Ion-Exchange and Charge Transport in Films of Conducting Polymer and Composite

This thesis was concerned with the improvement of novel modified electrodes based on polyaniline (Pani) and its copolymers with o-aminophenol (o-AP) and o-toluidine (o-OT) and the investigation of their defluoridation properties, and further with the enhancement of the charge transport of Pani and polypyrrole (PPy) via multiwall carbon nanotubes (MWCNTs) in Ethaline. The principle of electrochemical ion-exchange modified electrodes is based on the doping/dedoping process of conducting polymer films.

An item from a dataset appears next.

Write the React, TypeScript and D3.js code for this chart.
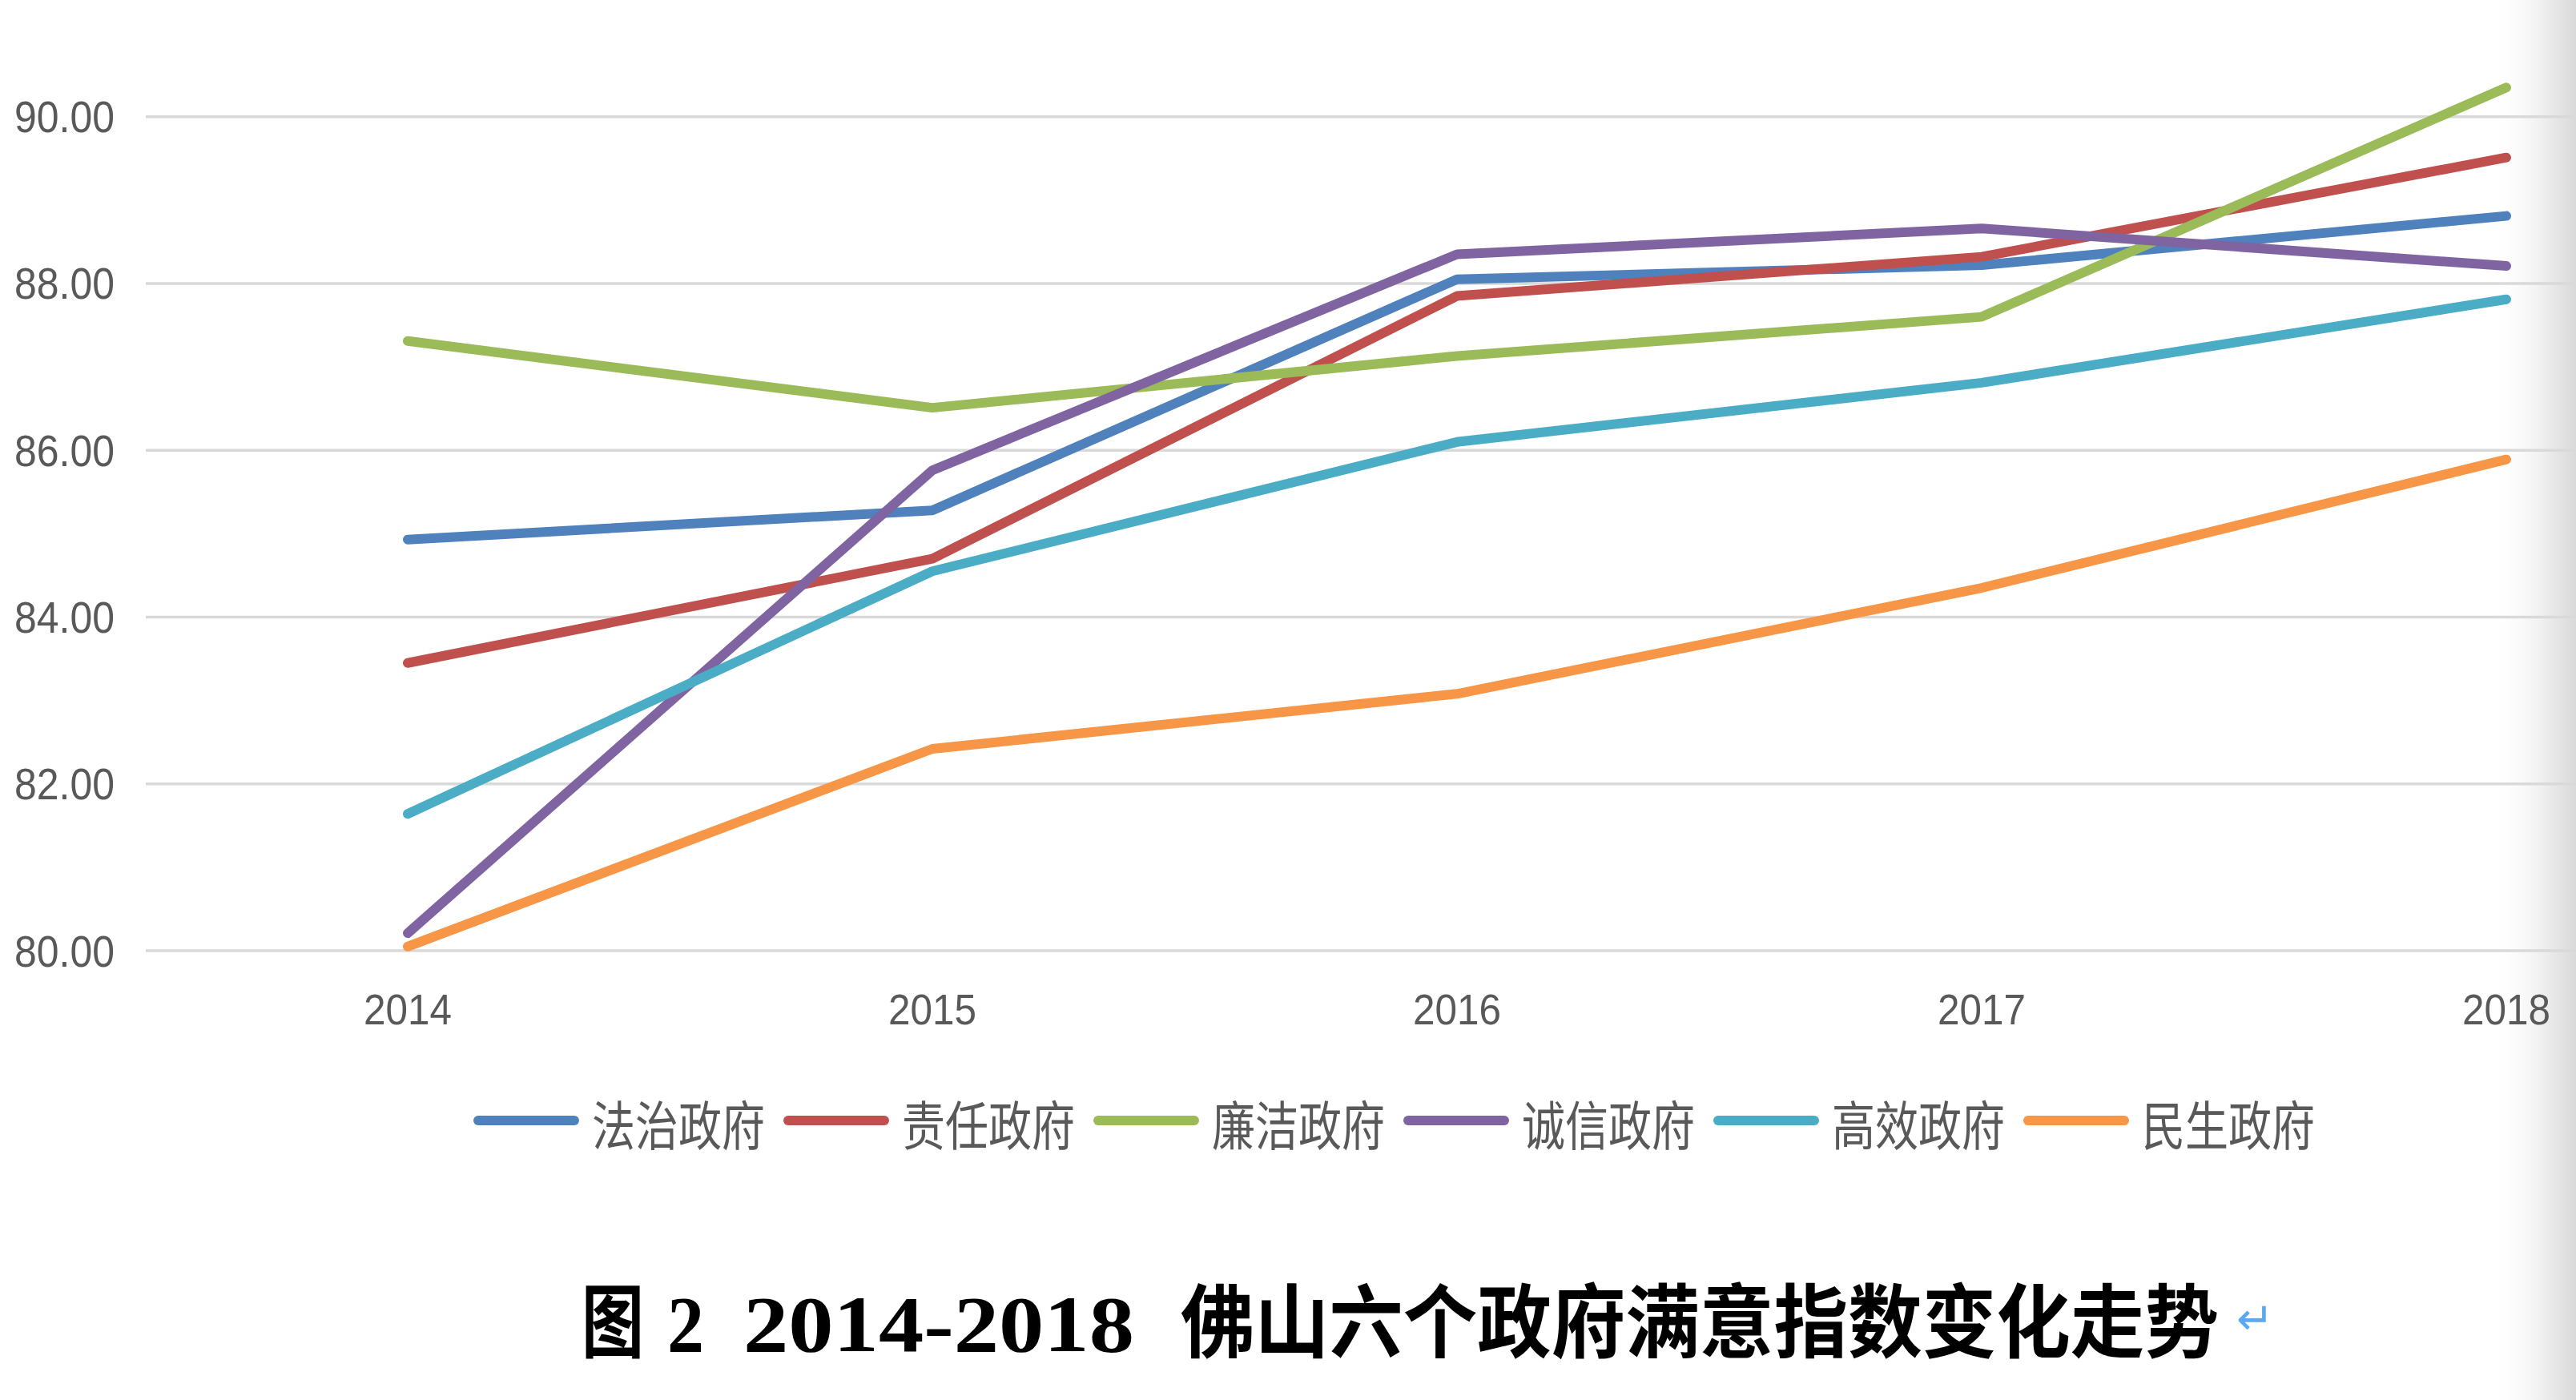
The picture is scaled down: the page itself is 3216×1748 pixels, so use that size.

This feature makes it possible to remove undesirable ions, such as fluoride, from aqueous solution. The fabrication of Pani and its copolymers with o-AP/o-OT, carried out under optimal conditions by EQCM, gave an excellent opportunity to test for the removal of fluoride ions at pH 6.60 from water without chemical contamination of the copolymer. Pani, and its copolymers with o-AP/o-OT, poly(aniline-co-o-aminophenol) (Pani-PAP) and poly(aniline-co-o-toluidine) (Pani-POT), can theoretically take up about 91.2 mg g-1 fluoride ions per redox site of polymer film. Experiments indicated that the Pani, Pani-PAP and Pani-POT films removed 51.6 ± 1.0 mg g-1, 65.0 ± 0.6 mg g-1 and 66.8 ± 1.8 mg g-1, respectively, of fluoride ions per redox site of each (co)polymer film. This demonstrates that the copolymerisation of aniline with its derivatives enhanced the defluoridation properties of Pani. Pani and PPy are also promising materials for energy storage devices. The presence of MWCNTs to some extent enhanced both the electrochemical properties and mechanical stability in Ethaline, which maintains high efficiency and high-quality depositions through the use of the EQCM technique. The specific mass capacitances of these composite films were determined to be 1170.1 ± 44.7 F g-1 and 120.5 ± 5.4 F g-1 for Pani/MWCNTs and PPy/MWCNTs, respectively.